U.S. Rep. Fred Upton opts against Senate run
Rep. Fred Upton of southwest Michigan said Friday he will not run for U.S. Senate and will instead seek re-election to the House, ending months of speculation that the St. Joseph Republican would try to challenge incumbent Democratic Sen. Debbie Stabenow next year.
“I will not be a candidate for the U.S. Senate,” Upton said in a statement. “There was a path, but today we are choosing not to follow it.”
The GOP primary field for the U.S. Senate seat now includes retired Michigan Supreme Court Chief Justice Bob Young of Laingsburg, and businessman John James of Farmington Hills. Grosse Pointe businessman Sandy Pensler is also considering a run.
Michigan rocker Kid Rock, aka Robert Ritchie, had teased a Senate run but revealed this month that it was a stunt to promote his new album.
Stabenow won re-election by wide margins in 2006 and 2012, but the Lansing resident has been among early Republican targets this cycle as one of 10 Senate Democrats up for re-election next year in a state that GOP President Donald Trump won in 2016.
Stabenow has built a war chest of roughly $7 million in her re-election bid after raising more than $1.7 million in the third quarter of 2017, giving her a formidable cushion heading into 2018.
“She remains a favorite with the Upton news. That’s one significant, quality challenger that is now out of her way for her re-election,” said David Dulio, who chairs the political science department at Oakland University.
“I’d want to see the next fund-raising totals from the announced candidates before we did any prognostication about who might win the Republican primary.”
Others are dubious the Michigan GOP has a good shot at knocking off Stabenow.
“I think Stabenow is kind of a reach for Republicans anyway,” said Kyle Kondik, managing editor of Sabato's Crystal Ball newsletter, which rates the race as “likely” Democratic.
“Upton maybe could have been a Senate contender, but the timing might not be right.
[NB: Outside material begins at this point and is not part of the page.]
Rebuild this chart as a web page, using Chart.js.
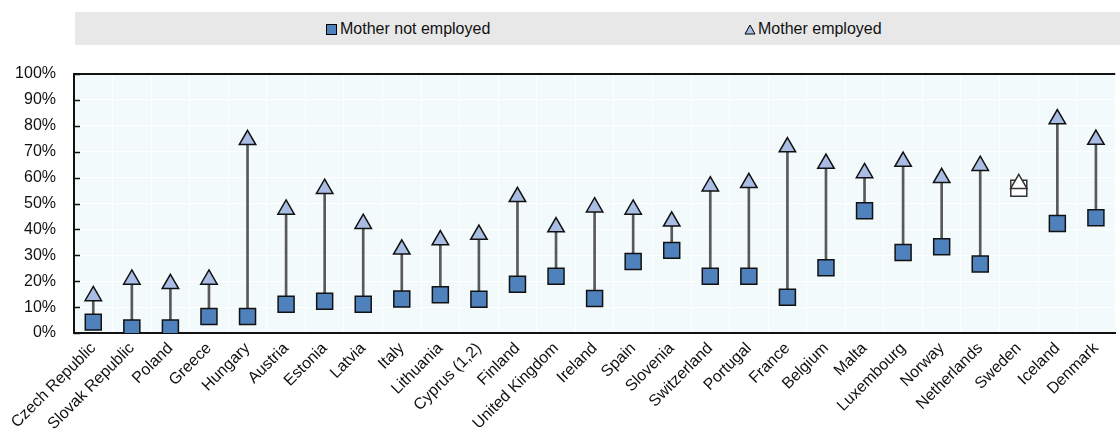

It would have been easy to imagine him flat out retiring.”
Upton is Michigan’s senior Republican in Congress, having served in the House since 1987. He termed out of his chairmanship of the powerful Energy and Commerce Committee last year but remains on the panel, chairing the subcommittee on energy.
Upton openly discussed the possibility of a Senate campaign for several months and appeared to be laying the groundwork for a potential run in September at the Mackinac Republican Leadership Conference, where he met with “pooh-bahs from all over the state.”
Instead, Upton said Friday he would continue to focus on constituent services and active efforts in Congress, including a House-approved tax reform plan he voted for Thursday.
“We need focus and fortitude in Washington now more than ever,” he said. “We are full speed ahead for re-election in 2018.”
Upton’s decision comes amid a wave of retirement announcements from Republicans in Congress in recent weeks – nearly 30 in total, including Reps. Bob Goodlatte of Virginia, chairman of the Judiciary Committee, and Lamar Smith of Texas, chairman of the science committee.
Sophomore Rep. Dave Trott, R-Birmingham, is among those leaving a competitive district up for grabs.
The impending departures might have put pressure on Upton to stay put, as an opening in his district could have made it vulnerable in the case of a Democratic wave in 2018, Kondik said.
“I’m actually a little surprised. It felt like an up or out moment for him,” said Kondik of the University of Virginia Center for Politics.
“It’s a good development for House Republicans because they have enough headaches anyway. Avoiding any additional open seats is a victory for them.”
Upton’s campaign had about $1.1 million in the bank as of Sept. 30.
At least six Democrats have lined up hoping to challenge his hold on the 6th District, which covers Berrien, Cass, Kalamazoo, St. Joseph and Van Buren counties and much of Allegan County.
The Democratic primary field so far includes West Michigan University professor Paul Clements, who has lost to Upton the last two cycles; physician Matt Longjohn of Portage; former longtime Kellogg lobbyist George Franklin of Glenn; WMU history professor David Benac of Kalamazoo; chemist Eponine Garrod of Portage; and biologist Rich Eichholz of St. Joseph.
“Congressman Upton will have to deal with his increasingly out of touch record in 2018 as he seeks his 16th term,” Longjohn said in a statement Friday.
“His reliable support for Speaker Ryan’s failed agenda this year has been painfully apparent.”